The There Blog

Because Gertrude Stein said "there is no there there."

Monday, April 14, 2008

The poem dictates the poem

I’ve been working on my latest project, Pythia Says, for more than a year now. Perhaps the most surprising thing is that there isn’t more of it. I’ve been writing it in fits and starts — several weeks or a month or two of activity followed by a longer stretch of nothing.

I don’t even know how to describe it — I don’t like calling it “stream of consciousness” as there is quite a bit of conscious action. And it isn’t “found” poetry, except for the Prologue (which is a flarfian bit of Google-generated sentences), although many phrases have been borrowed or appropriated. Instead, the words, phrases, sentences build upon each other, metonymically. Words, sounds, letter formations connect to others; images connect to images; the poem dictates the poem. It forms itself, grows organically, displays its crystalline scaffolding. (I am reminded of Rosemary Waldrop’s essay “Chinese Windmills Turn Horizontally.”)

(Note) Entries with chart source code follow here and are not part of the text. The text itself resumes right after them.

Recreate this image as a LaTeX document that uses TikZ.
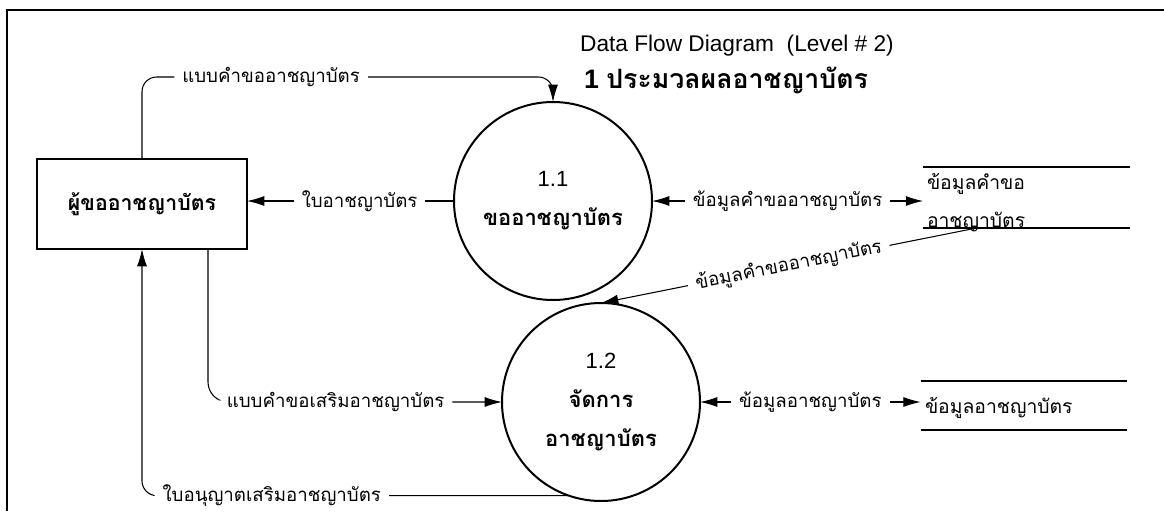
\documentclass[tikz,border=0pt]{standalone}
\usepackage{fontspec}
\setmainfont{Liberation Sans}
\newfontfamily\thaifont[Script=Thai]{Loma}
\usetikzlibrary{arrows.meta}

\begin{document}
\begin{tikzpicture}[x=0.75pt, y=-0.75pt]
\tikzset{ >={Latex[length=13pt, width=7.5pt]}, inner sep=0pt, outer sep=0pt,
  flow/.style={line width=0.8pt},
  lbl/.style={font=\thaifont\fontsize{14}{16}\selectfont, fill=white, inner xsep=6pt, inner ysep=3pt},
  entity/.style={draw, line width=1.5pt, minimum width=157.5pt, minimum height=67.5pt,
    font=\thaifont\bfseries\fontsize{16}{18}\selectfont},
  process/.style={draw, circle, line width=1.5pt, minimum size=148.5pt, align=center,
    font=\fontsize{16.5}{29.5}\selectfont},
  store/.style={minimum width=155pt},
  storetext/.style={font=\thaifont\fontsize{14.5}{28.5}\selectfont, align=left, anchor=west},
}

\useasboundingbox (0,0) rectangle (1164,511);

%\draw [lightgray, dashed](0,0) grid [step=50] (1164,511);

\draw [line width=1.5pt] (1164,10) -- (6.5,10) -- (6.5,511);

\node (title) at (737,46) {\fontsize{17}{20}\selectfont Data Flow Diagram~~(Level \# 2)};
\node (sub) at (726,80) {\fontsize{20}{22}\selectfont\bfseries 1 {\thaifont ประมวลผลอาชญาบัตร}};

\node [entity] (U) at (142,204) {ผู้ขออาชญาบัตร};
\node [process] (P1) at (553,201) {1.1\\{\thaifont\bfseries ขออาชญาบัตร}};
\node [process] (P2) at (601,402) {1.2\\{\thaifont\bfseries จัดการ}\\{\thaifont\bfseries อาชญาบัตร}};

\node [store, minimum height=45.75pt] (D1) at (1026.5,197.5) {};
\node [store, minimum height=36.75pt] (D2) at (1024,405.5) {};
\draw [line width=1.5pt] (D1.north west) -- (D1.north east);
\draw [line width=1.5pt] (D1.south west) -- (D1.south east);
\draw [line width=1.5pt] (D2.north west) -- (D2.north east);
\draw [line width=1.5pt] (D2.south west) -- (D2.south east);
\node [storetext] (D1t) at (927,203) {ข้อมูลคำขอ\\อาชญาบัตร};
\node [storetext] (D2t) at (925,408) {ข้อมูลอาชญาบัตร};

\coordinate (T1) at (553,77);
\coordinate (D1out) at ([xshift=40pt]D1.south west);

\draw [flow, ->, rounded corners=11pt] (U.north) |- node [lbl, pos=0.657] {แบบคำขออาชญาบัตร} (T1) -- (P1.north);
\draw [flow, ->] (P1.west) -- node [lbl, pos=0.456] {ใบอาชญาบัตร} (P1.west -| U.east);
\draw [flow, <->] (P1.east) -- node [lbl] {ข้อมูลคำขออาชญาบัตร} (P1.east -| D1.west);
\draw [flow, ->] (D1out) -- node [lbl, sloped] {ข้อมูลคำขออาชญาบัตร} (P2.north);
\draw [flow, ->, rounded corners=15pt] ([xshift=-29.25pt]U.south east) |- node [lbl, pos=0.717] {แบบคำขอเสริมอาชญาบัตร} (P2.west);
\draw [flow, <->] (P2.east) -- node [lbl] {ข้อมูลอาชญาบัตร} (P2.east -| D2.west);
\draw [flow, ->, rounded corners=11pt] (P2.251) -| node [lbl, pos=0.348] {ใบอนุญาตเสริมอาชญาบัตร} (U.south);

\end{tikzpicture}
\end{document}
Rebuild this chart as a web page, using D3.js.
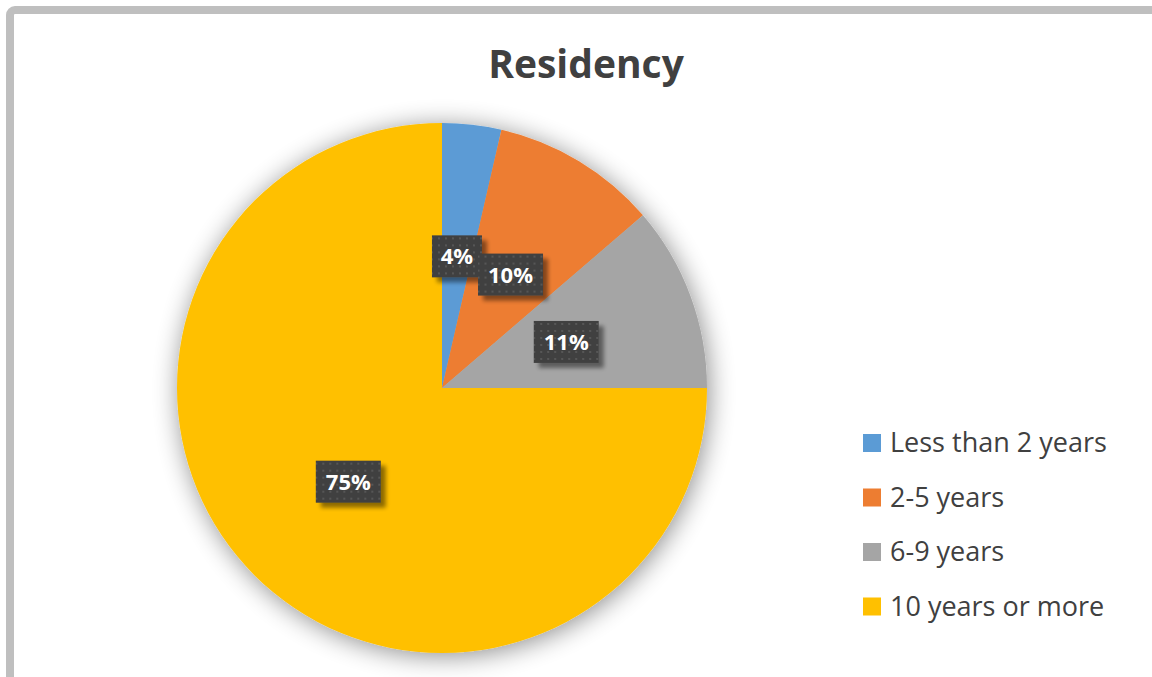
<!DOCTYPE html>
<meta charset="utf-8">
<script src="https://d3js.org/d3.v7.min.js"></script>
<style>
  body { margin: 0; background: #fff; }
  svg text { font-family: "Open Sans", sans-serif; }
</style>
<div id="chart"></div>
<script>
// data
var categories = ["Less than 2 years", "2-5 years", "6-9 years", "10 years or more"];
var shares = [3.6, 10.1, 11.3, 75.0];
var colors = ["#5b9bd5", "#ed7d31", "#a5a5a5", "#ffc000"];
var chartTitle = "Residency";

var W = 1152, H = 677;
var cx = 442, cy = 388, radius = 265;

var svg = d3.select("#chart").append("svg")
    .attr("width", W)
    .attr("height", H);

var defs = svg.append("defs");

// soft shadow round the pie
var pieShadow = defs.append("filter").attr("id", "pieShadow")
    .attr("x", "-20%").attr("y", "-20%").attr("width", "140%").attr("height", "140%");
pieShadow.append("feGaussianBlur").attr("in", "SourceAlpha").attr("stdDeviation", 13).attr("result", "b");
pieShadow.append("feOffset").attr("in", "b").attr("dx", 2).attr("dy", 3).attr("result", "o");
pieShadow.append("feComponentTransfer").attr("in", "o").attr("result", "s")
  .append("feFuncA").attr("type", "linear").attr("slope", 0.45);
var pm = pieShadow.append("feMerge");
pm.append("feMergeNode").attr("in", "s");
pm.append("feMergeNode").attr("in", "SourceGraphic");

// shadow for label boxes
var boxShadow = defs.append("filter").attr("id", "boxShadow")
    .attr("x", "-20%").attr("y", "-20%").attr("width", "150%").attr("height", "160%");
boxShadow.append("feGaussianBlur").attr("in", "SourceAlpha").attr("stdDeviation", 2).attr("result", "b");
boxShadow.append("feOffset").attr("in", "b").attr("dx", 5).attr("dy", 5).attr("result", "o");
boxShadow.append("feComponentTransfer").attr("in", "o").attr("result", "s")
  .append("feFuncA").attr("type", "linear").attr("slope", 0.45);
var bm = boxShadow.append("feMerge");
bm.append("feMergeNode").attr("in", "s");
bm.append("feMergeNode").attr("in", "SourceGraphic");

// dotted fill for label boxes
var pat = defs.append("pattern").attr("id", "dots")
    .attr("patternUnits", "userSpaceOnUse")
    .attr("width", 7).attr("height", 7);
pat.append("rect").attr("width", 7).attr("height", 7).attr("fill", "#404040");
pat.append("rect").attr("x", 2).attr("y", 2).attr("width", 2).attr("height", 2).attr("fill", "#575757");

// frame
svg.append("rect")
    .attr("x", 10).attr("y", 10)
    .attr("width", W + 20).attr("height", H + 20)
    .attr("rx", 5)
    .attr("fill", "none")
    .attr("stroke", "#bfbfbf")
    .attr("stroke-width", 8);

// title
svg.append("text")
    .attr("x", 586).attr("y", 78)
    .attr("text-anchor", "middle")
    .attr("font-size", 39)
    .attr("font-weight", "bold")
    .attr("fill", "#404040")
    .text(chartTitle);

var pie = d3.pie().sort(null).value(function(d) { return d; });
var arcs = pie(shares);
var arc = d3.arc().innerRadius(0).outerRadius(radius);
var labelArc = d3.arc().innerRadius(radius * 0.5).outerRadius(radius * 0.5);

var g = svg.append("g").attr("transform", "translate(" + cx + "," + cy + ")");

g.append("g").attr("filter", "url(#pieShadow)")
  .selectAll("path")
  .data(arcs)
  .enter().append("path")
    .attr("d", arc)
    .attr("fill", function(d, i) { return colors[i]; });

// data labels
var boxH = 42;
function boxW(d) { return Math.round(d.data) < 10 ? 50 : 65; }
var lab = g.selectAll(".lab")
  .data(arcs)
  .enter().append("g")
    .attr("class", "lab")
    .attr("transform", function(d) {
      var c = labelArc.centroid(d);
      return "translate(" + c[0] + "," + c[1] + ")";
    });

lab.append("rect")
    .attr("x", function(d) { return -boxW(d) / 2; })
    .attr("y", -boxH / 2)
    .attr("width", boxW)
    .attr("height", boxH)
    .attr("fill", "url(#dots)")
    .attr("filter", "url(#boxShadow)");

lab.append("text")
    .attr("text-anchor", "middle")
    .attr("dy", "0.36em")
    .attr("font-size", 22)
    .attr("font-weight", "bold")
    .attr("fill", "#ffffff")
    .text(function(d) { return Math.round(d.data) + "%"; });

// legend
var legend = svg.append("g").attr("transform", "translate(863,434)");
var row = legend.selectAll("g")
  .data(categories)
  .enter().append("g")
    .attr("transform", function(d, i) { return "translate(0," + (i * 54.5) + ")"; });

row.append("rect")
    .attr("width", 18).attr("height", 18)
    .attr("fill", function(d, i) { return colors[i]; });

row.append("text")
    .attr("x", 27).attr("y", 18)
    .attr("font-size", 27)
    .attr("fill", "#404040")
    .text(function(d) { return d; });
</script>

If anything, it could perhaps be described as “channeled.” I do open myself up in a way to receive the poem, to let the connections tease and trace. And I have a couple touchstone images — visions of “Pythia” — a psychic in a bathtub, a priestess at the edge of an abyss, an old radio picking up distant frequencies.

Monday, April 07, 2008

More on Documentary Poetics

And another thing: after the reading on Saturday night, during the interview portion of the events, Kristin mentioned that she fact-checked the poems in The Straits. The implication, of course, was that accuracy was important to the documentary work she was doing.

Several years ago, when I was writing Valley/Ridge, I was in a workshop in which Remy (who now blogs at Autotypist) wanted me to throw out all the statistics in my poems. Rather, he wanted me to make up the numbers. His argument, if I am remembering it aright and I'm probably not, was that statistics are another form of damn lies and that instead of repeating someone else’s damn lies, I should use my own. And while he was probably right, I just couldn’t let go of the impulse to push toward some “real” representation, some objective documentation or observation.

Sunday, April 06, 2008

Documentary poetry

Saw Juliana Spahr and Kristin Palm last night at SPT. Just an amazing event. Juliana is always an incredibly inspiring writer and performer, and I was jaw-dropped in admiration for her piece about Chilicothee, Ohio. And I was really pleased to see Kristin Palm again (she appeared in the second issue of There). I was also pleased to see her project, The Straits, was finally out in print. I'm looking forward to delving into it.

After the readings, David Buuck interviewed Kristin and Juliana about their work, the "documentary poetry" that they do, the "writing about place." As another "place-writer" and editor of a journal about place (OK, so There is a little bit on hiatus at the moment), I was very interested in how they saw the project they were working on. One thing I was suspicious about, though, was Buuck's continued reference to "found poetry" with regard to their work. And I don't think that's quite an accurate description of what either artist is doing. That points in a "Flarf"-ian direction and both Juliana and Kristin seemed to want to distance themselves from Flarf. If anything, it is research-based, fact-finding poetry, but the language itself seems more "authored" than "found," even when the language is borrowed or appropriated from other sources.

Kristin and Juliana were also asked why they are doing this work in poetry, and not memoir or non-fiction or essays or the like. I'm not sure why it is that they are writing the psycho-geographic (lovely word!), as they seemed to sidestep the question, but I think the answer for me is -- I don't know any other way to write. Valley/Ridge is poetry because poetry is what I write.